Eu tenho muita relação com Literatura, desde menino leio bastante coisa, e cursei um tempo de Letras na UFMG, mas tranquei porque tive que mudar de cidade. Mas eu sou fã de muitos escritores, principalmente estes que são sempre citados na internet. Eu tenho dificuldade de me enquadrar nessa relação, porque não me considero um literato no sentido real da palavra. Sou um cara que escreve algumas coisas e elas estão aí. Não tenho essa estirpe, não me considero um título que muita gente que amo e admiro usa, e não me acho digno. Eu sou um cara que fala de algumas coisas e tem gente que gosta dessas coisas, é só isso. Não sei se tem viés literário na academia, dentro de critérios acadêmicos. Prefiro falar do assunto de forma humana. Eu trato de humanidades. O fato de estar em um livro agora é fruto disso, das pessoas gostarem. 

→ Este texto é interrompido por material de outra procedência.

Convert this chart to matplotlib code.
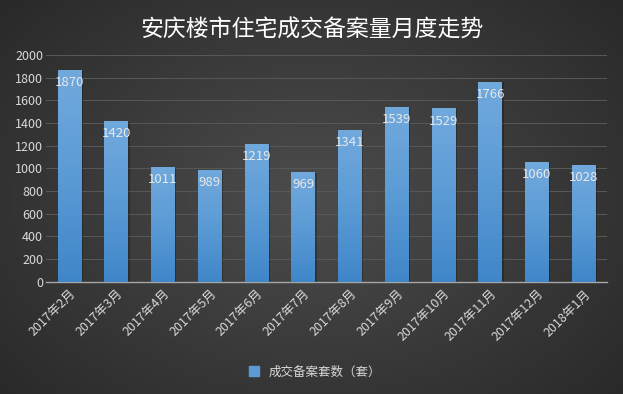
import numpy as np
import matplotlib
matplotlib.use("Agg")
import matplotlib.pyplot as plt
from matplotlib.patches import Rectangle
from matplotlib.colors import LinearSegmentedColormap
from matplotlib.lines import Line2D

plt.rcParams['font.family'] = ['Noto Sans CJK SC', 'DejaVu Sans']

categories = ["2017年2月", "2017年3月", "2017年4月", "2017年5月", "2017年6月", "2017年7月",
              "2017年8月", "2017年9月", "2017年10月", "2017年11月", "2017年12月", "2018年1月"]
values = [1870, 1420, 1011, 989, 1219, 969, 1341, 1539, 1529, 1766, 1060, 1028]
title = "安庆楼市住宅成交备案量月度走势"
series_name = "成交备案套数（套）"
yticks = [0, 200, 400, 600, 800, 1000, 1200, 1400, 1600, 1800, 2000]

fig = plt.figure(figsize=(6.23, 3.94), dpi=100)

# radial dark background
bg = fig.add_axes([0, 0, 1, 1], zorder=-10)
yy, xx = np.mgrid[0:394, 0:623]
r = np.sqrt(((xx - 311) / 420.0) ** 2 + ((yy - 200) / 300.0) ** 2)
shade = np.clip(0.30 - 0.14 * r, 0.16, 0.30)
bg.imshow(np.dstack([shade, shade, shade]), extent=[0, 1, 0, 1], aspect='auto', origin='upper')
bg.axis('off')

ax = fig.add_axes([46 / 623, 1 - 281.7 / 394, (607 - 46) / 623, (281.7 - 55) / 394])
ax.patch.set_alpha(0)
x = np.arange(len(categories))
bars = ax.bar(x, values, width=0.5, color='none', zorder=3)

grad = np.linspace(0, 1, 256).reshape(-1, 1)
cmap = LinearSegmentedColormap.from_list('b', ['#3f86c9', '#5b9bd5', '#71a9dd'])
for b, v in zip(bars, values):
    sh = Rectangle((b.get_x() + 0.04, 0), b.get_width(), v - 8, color='black', alpha=0.25, zorder=2, lw=0)
    ax.add_patch(sh)
    im = ax.imshow(grad, extent=[b.get_x(), b.get_x() + b.get_width(), 0, v], origin='lower',
                   cmap=cmap, aspect='auto', zorder=3)
    im.set_clip_path(b)
    ax.text(b.get_x() + b.get_width() / 2, v - 112, str(v), ha='center', va='center',
            fontsize=9.5, color='#e8e8e8', zorder=5)

ax.set_xlim(-0.5, len(categories) - 0.5)
ax.set_ylim(0, 2000)
ax.set_yticks(yticks)
ax.set_yticklabels([str(t) for t in yticks], fontsize=9, color='#d9d9d9')
ax.set_xticks(x)
ax.set_xticklabels(categories, rotation=45, ha='right', rotation_mode='anchor', fontsize=9, color='#d9d9d9')
ax.tick_params(axis='both', length=0, pad=4)
ax.tick_params(axis='y', pad=2)
ax.grid(axis='y', color='#575757', lw=0.75, zorder=0)
ax.set_axisbelow(True)
for s in ['top', 'right', 'left']:
    ax.spines[s].set_visible(False)
ax.spines['bottom'].set_color('#a6a6a6')
ax.spines['bottom'].set_linewidth(1)

fig.text(0.5, 1 - 30 / 394, title, ha='center', va='center', fontsize=16.5, color='white')

h = Line2D([], [], marker='s', linestyle='none', markersize=7, color='#5b9bd5')
fig.legend([h], [series_name], loc='center', bbox_to_anchor=(0.5, 1 - 372 / 394), frameon=False,
           fontsize=9, labelcolor='#d9d9d9', handletextpad=0.2)

fig.savefig('out.png', dpi=100)
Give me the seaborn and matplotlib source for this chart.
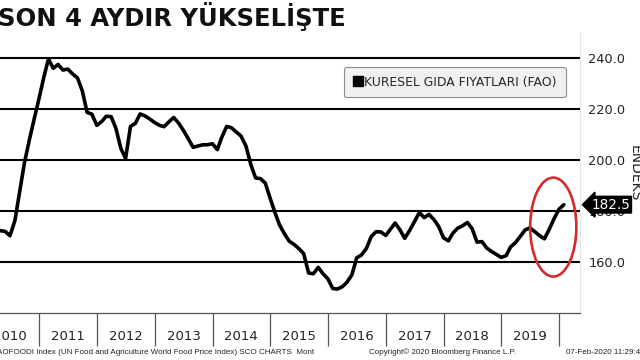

Como você enxerga essa relação de uma literatura, digamos, efêmera (digo efêmera porque, no terreno das redes sociais, muita coisa é passageira), com a literatura publicada, que se materializa em livro?

Eu sei que é de caráter efêmero. As coisas somem dentro das timelines das pessoas. É muito do momento do encontro. É muito engraçado, agora parei para pensar. É algo do momento e que vai ser degustado no momento. E a oportunidade de estar no papel prolonga a vida do texto. Ele vai ser encontrado em outro corpo, digamos assim. Vai alcançar diferentes pessoas e ser sentido em diferentes épocas. Ler o mesmo livro em tempos diferentes da vida traz sentidos diferentes. Um livro sempre muda. O papel é um meio de prolongar a vida. Não diria prolongar, porque não sou um grandioso da literatura. Mas o mesmo livro pode fazer diferentes sentidos na vida de uma pessoa em tempos diferentes. E também tem a questão do objeto livro, o afeto pelo objeto. Eu faço questão de comprar o livro, pegá-lo. É uma relação além do texto, e isso é muito legal. Eu estou muito feliz com isso que aconteceu comigo.